Challenges Holding the Field Back
Despite the promise, neuromorphic computing faces real barriers. Programming SNNs requires entirely different tools from the PyTorch and TensorFlow frameworks that machine-learning engineers rely on, raising the cost of adoption. Hardware variability — the tendency of nanoscale analog devices to behave slightly differently from chip to chip — can degrade accuracy. And most benchmark results are still produced on small, hand-crafted tasks; scaling the technology to match general-purpose AI on complex, real-world problems remains an open research question. A 2025 review in Nature Communications noted that commercial success will require not just better hardware but a clearer set of killer applications where neuromorphic systems are unambiguously superior.

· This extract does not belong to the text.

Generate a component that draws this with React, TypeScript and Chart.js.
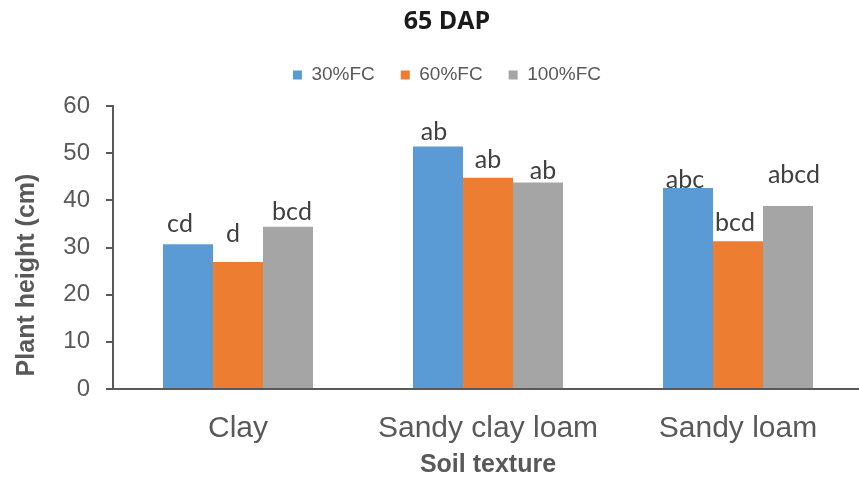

A New Generation of Materials
Beyond conventional silicon, researchers are exploring materials that take brain-inspiration even further. Scientists at the Indian Institute of Science recently demonstrated shape-shifting molecules that can function as memory, logic gate, or electronic synapse within the same physical device — potentially enabling hardware that does not merely simulate learning but embodies it at the molecular level. Meanwhile, a PNAS analysis of AI's energy footprint concludes that neuromorphic architectures represent one of the most credible paths to sustainable AI growth.
The Bottom Line
Neuromorphic computing is not a replacement for the chips that power today's AI boom — it is a complement, designed for situations where energy, latency, and real-time adaptability matter more than raw throughput. As edge AI proliferates and the electricity bill for centralised AI keeps climbing, the question is no longer whether brain-inspired chips have a role to play, but how quickly engineers can make them easy enough to program, reliable enough to manufacture, and cheap enough to deploy at scale.